December 2020: The Month of the ‘Woman’ Movie

Back in 2017, when the first Gal Gadot-starring Wonder Woman movie was released, it arrived the same year as several other movies with the word “Wonder” in the title. There were Wonder, Wonderstruck, and Wonder Wheel, and even Professor Marsden and the Wonder Women, which was an origin story for the creation of the Wonder Woman character. 

With the Wonder Woman sequel, Wonder Woman 1984, arriving last week, it came alongside several other films, not with “Wonder” in the title,” but rather “Woman.” Wonder Woman 1984 is one of four “woman” movies that arrived not only in 2020 but in the month of December (or it would have been, had one film not been pushed back a week). Wonder Woman 1984 is joined by Promising Young Woman, I’m Your Woman, and Pieces of a Woman

Without further ado, reviews of all four: 

Wonder Woman 1984 

Wonder Woman 1984, as you may have heard, is the first film in Warner Brothers’ new strategy of placing first-run movies on HBO Max, at the same time they come out in theaters. 
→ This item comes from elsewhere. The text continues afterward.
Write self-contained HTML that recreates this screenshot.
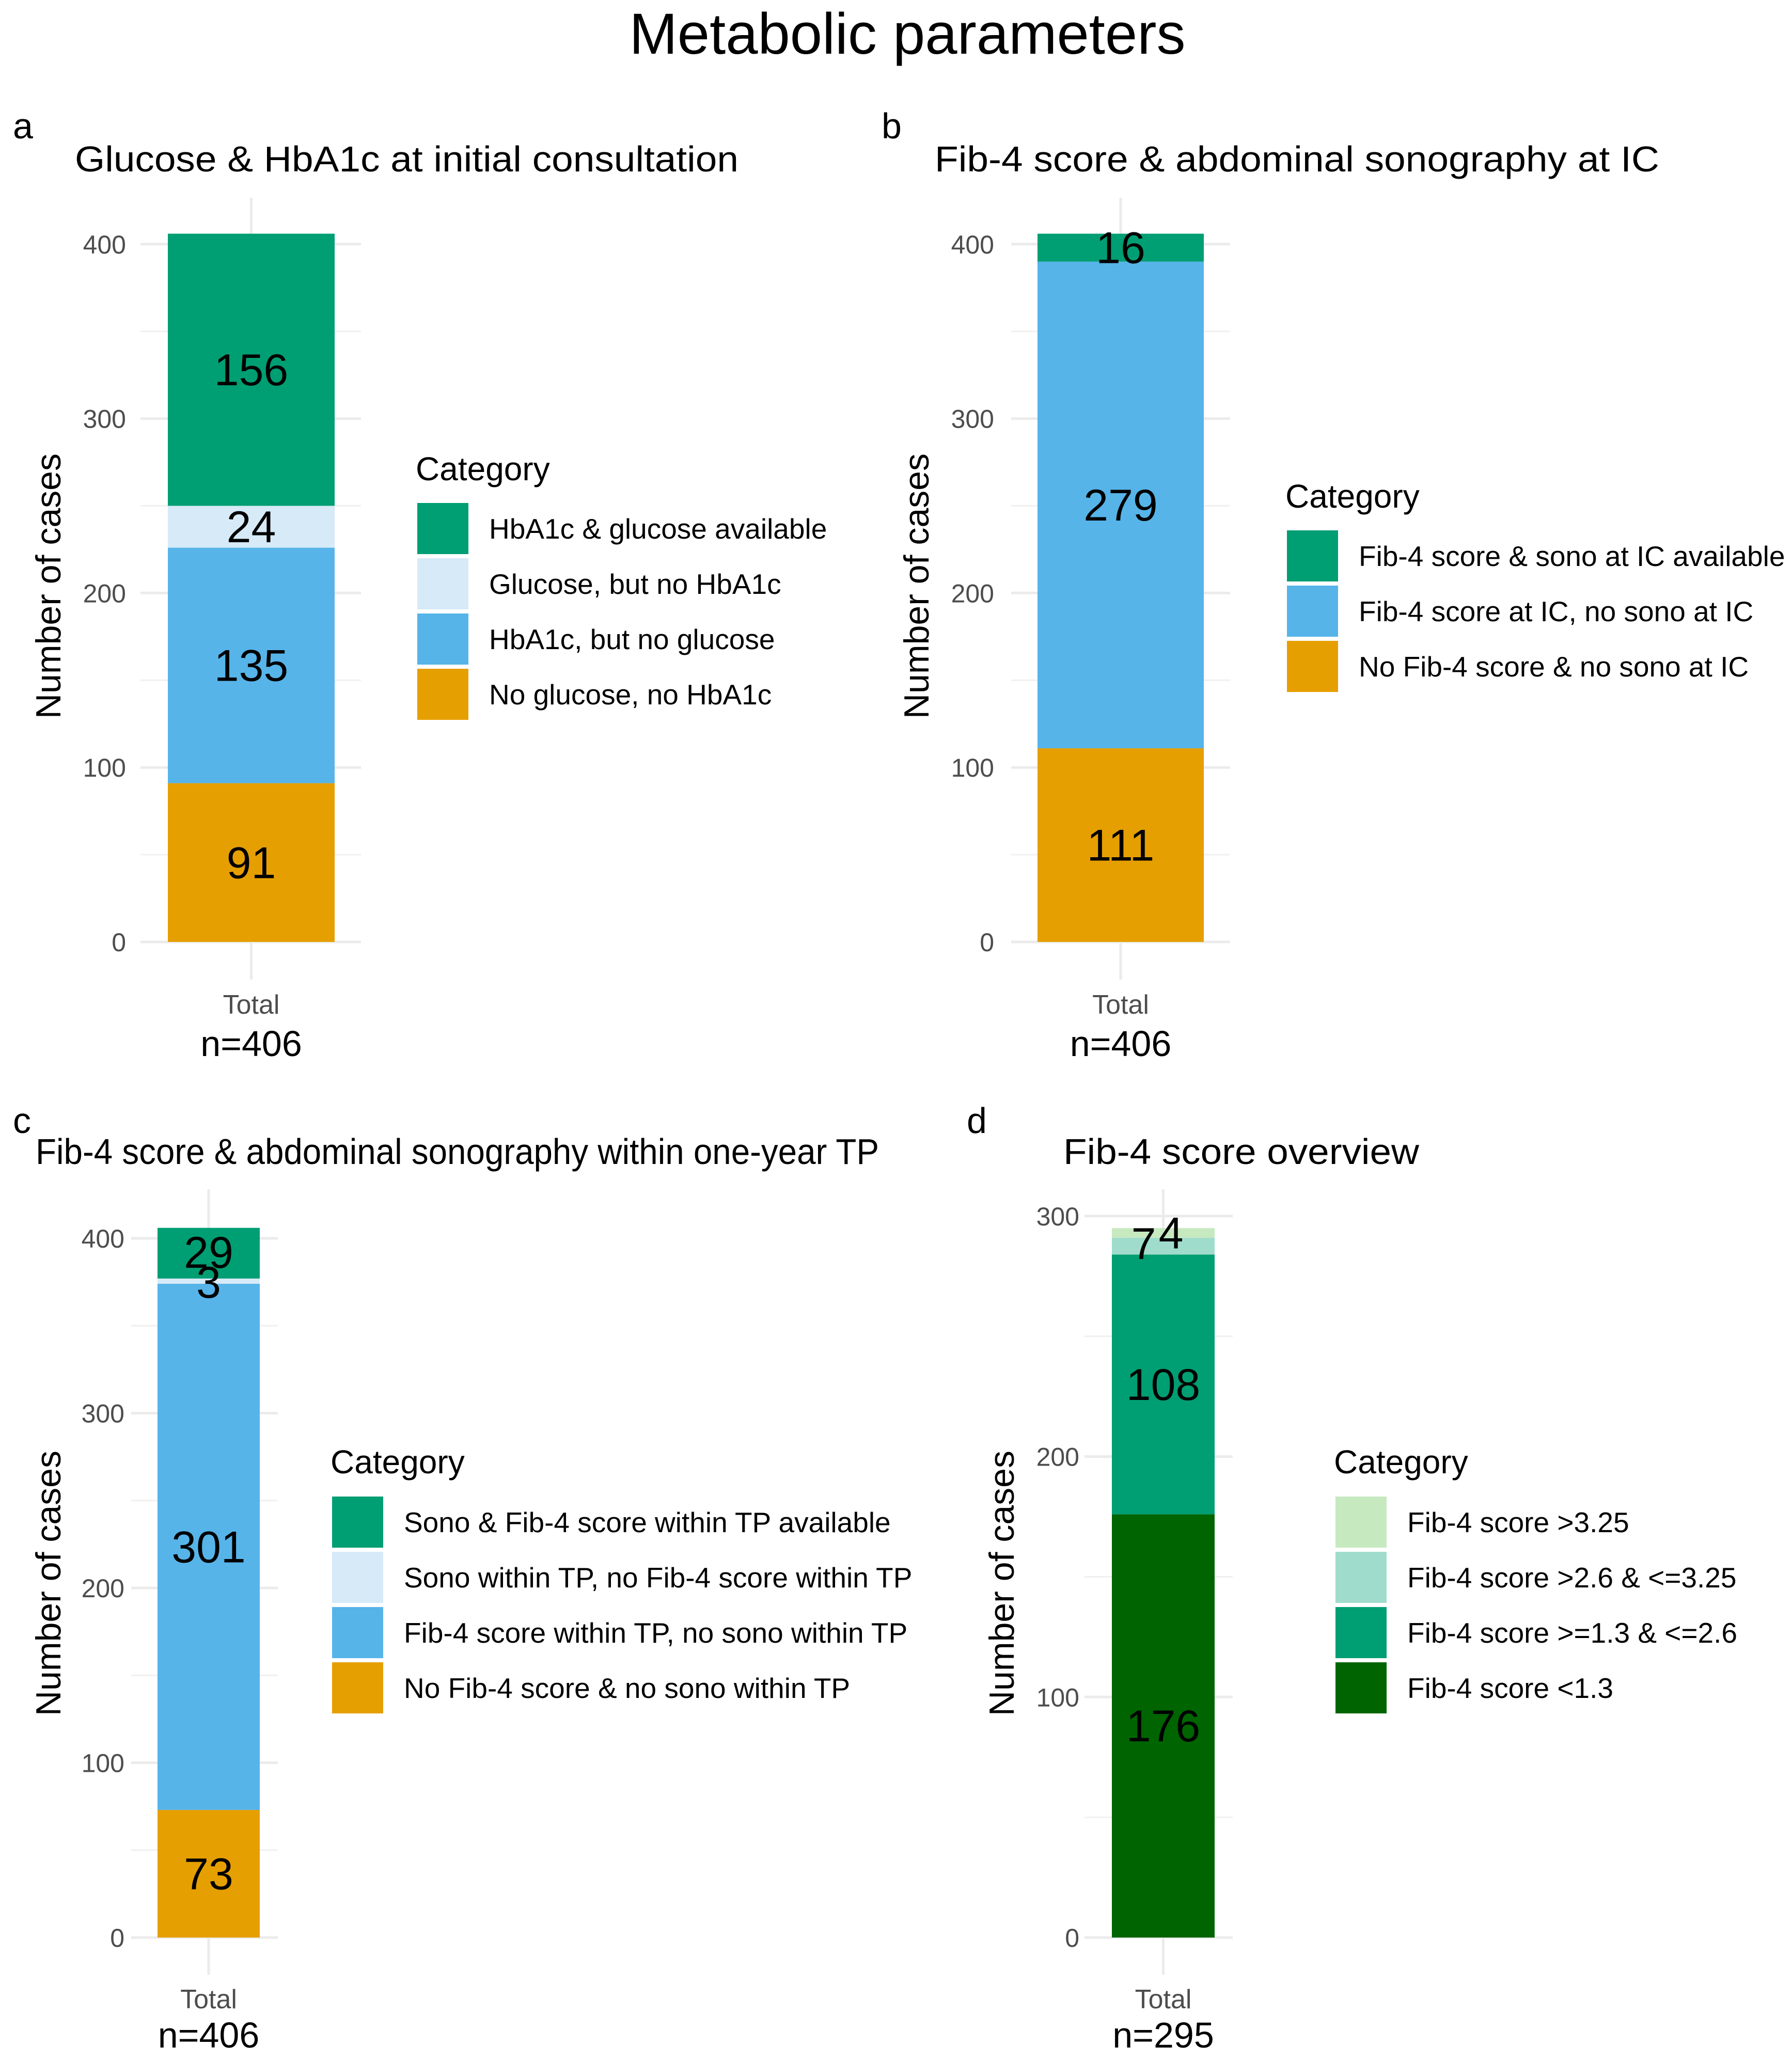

The sequel to 2017’s massive hit, despite some good ideas, is a significant step down from the original, as it’s significantly overlong while missing a lot of the things that worked so well about the original. 

It is, however, still a much better film than most of what the DCEU put out in its first few years. Returning director Patty Jenkins capably handles the action, but most of the film’s problems are at the level of the screenplay – which is credited to Geoff Johns, David Callaham, and Jenkins.  

When we last left Diana Pierce/Wonder Woman, she had defeated the Greek god of war, against the backdrop of World War I, and also suffered the death of the love of her life Steve Trevor (Chris Pine.) 

The new film is set about 70 years later, in 1984, and because Wonder Woman is immortal, she still looks the same. But due to a loophole involving wishes, Pine’s Steve character returns, and for more than a cameo – he’s in fact in a very large chunk of the movie. It’s yet another example, in today’s blockbuster cinema, of death never mattering, being permanent, or having stakes, and it’s not even the first time with Pine – if you remember the egregious cop-out of an ending to Star Trek Into Darkness

The sequel to 2017’s massive hit, despite some good ideas, is a significant step down from the original

The new Wonder Woman has two villains. Pedro Pascal (from Game of Thrones and The Mandalorian) plays Max Lord, an aspiring oil mogul, while Kristen Wiig plays Barbara Minerva, whose entire character arc is based on the high school trope of the less popular girl being jealous of the more popular one. 

The plot, meanwhile, seems inspired less by comic book canon than by the types of mythical stories that involve genies, although for all I know this is all straight from DC stories I’m not familiar with. 

Both Diana and Barbara work at the Smithsonian, where there’s a Monkey’s Paw-like antiquity called the Dreamstone, which enables anyone to make a wish, while at the same time sacrificing the thing most important to them. Much of the film consists of intensely choreographed battles over the stone, and eventually over different characters convincing each other to renounce their wish. 

What works in the film? The action sequences are well-done, and there are more of them than in the first film. I liked the one early on, in a 1980s-decorated mall, as well as a fine chase scene in Egypt, although the climactic fight has a little too much in common with some of the more excessive DC stuff in the past, while making one of the characters look like something out of last year’s Cats movie. Gadot is a born star, who commands the camera at all times, and Wiig was an offbeat but wise choice for the role of Barbara/Cheetah. There’s a cool moment involving the Invisible Jet. 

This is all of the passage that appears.